Daniel P. Friedman and I (Anurag Mendhekar) are pleased to announce that our upcoming book The Little Learner: A Straight Line to Deep Learning just got its release date, complete with a Preorder Sale (Barnes and Noble, 25%) The book comes out on 2/21/2023.
"The Little Learner" covers all the concepts necessary to develop an intuitive understanding of the workings of deep neural networks: tensors, extended operators, gradient descent algorithms, artificial neurons, dense networks, convolutional networks, residual networks and automatic differentiation.
The authors aim to explain the workings of Deep Learning to readers who may not have the mathematical sophistication necessary to read the existing literature on the subject. Unlike other books in the field, this book makes very few assumptions about background knowledge (high-school mathematics and familiarity with programming). The authors use a layered approach to construct advanced concepts from first principles using really small (“little”) programs that build on one another. This is one of the things that makes this book unique.
The other is that it introduces these ideas using a conversational style in Question/Answer format that is characteristic of the other books in the Little series. The conversational style puts the reader at ease and enables the introduction of ideas in frame-by-frame manner as opposed to being hit with a wall of text.
It is (of course!) written using elementary Scheme and the code will be released as a Racket package.
VERY excited to read this—I’ve wanted something like this for a long time. If you want an early reader with a mind unspoiled by any particular intelligence or preexisting deep understanding of the domain, I offer up mine.
Laurent, our ToC by itself is a bit cryptic, but should give you some idea. The sequencing goes like this: Minimal Scheme Intro for those who don't know it; Minimal machine learning by hand; Tensors; Operator extension; Gradient descent; Stochastic Gradient descent and variations; Neurons + Universal approximation; Structuring Neural networks; Classification using dense layers; Signals; Convolutional layers; and two appendices that are entirely dedicated to Automatic Differentiation.
So now, the hard part: whom to order it from? The vendors listed on the MIT Press website are ... heavily british? They list amazon.co.uk, Blackwells, Bookshop.org, Foyles, Hive, and Waterstones. Any opinions? Um, aside from "not Amazon", which is pretty much my first and only criterion?

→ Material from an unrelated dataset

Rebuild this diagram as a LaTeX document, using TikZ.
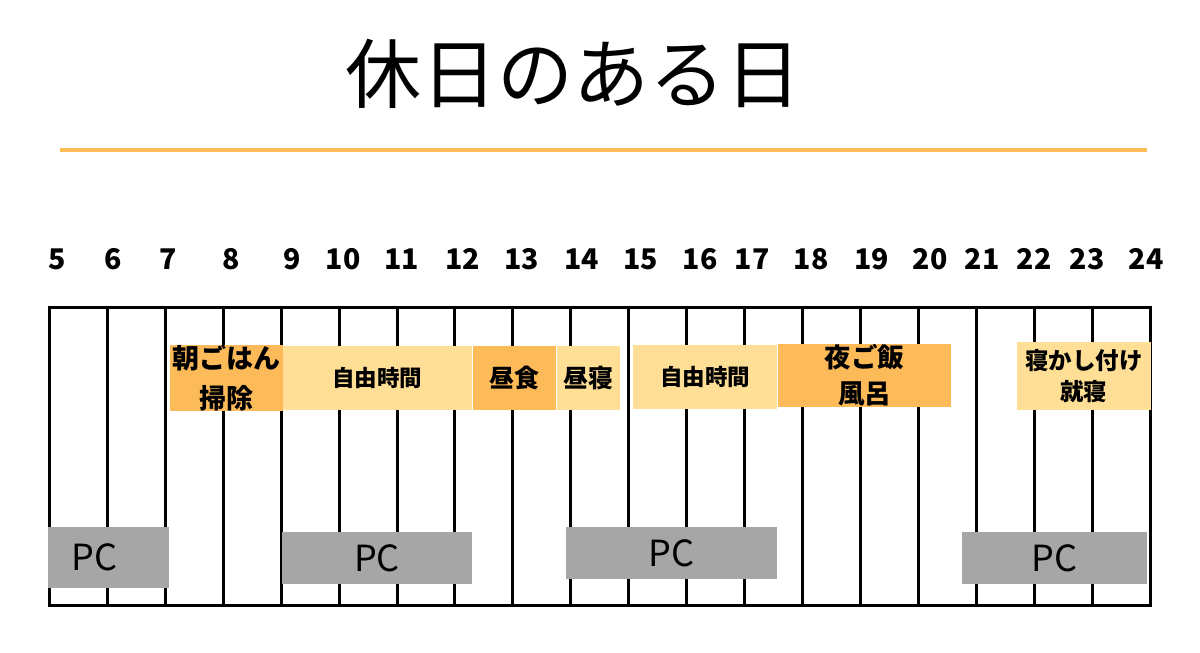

Oh! A little investigation suggests that bookshop.org is more or less exactly what small-business zealots like me are looking for. As a side note, it's absolutely tragic that there isn't a single independent new-book dealer in this town of 54K people.
If you are affiliated with a educational institution with a library ask if they can purchase it for you - it doesn’t matter if your are staff or student. This may also work for community libraries.
I'll put in a plug for the Seminary Co-op, "the country’s first not-for-profit bookstores whose mission is bookselling." It's on special order right now (which only adds a few days), but they're very likely to stock it if people order it. (They have actual human booksellers empowered to make decisions about books that seem interesting.)
I pre-ordered the book a couple months ago on Amazon.de. I got a pleasant surprise a few days ago when they charged my credit card, which they do only when they ship the book. Very much looking forward to diving in!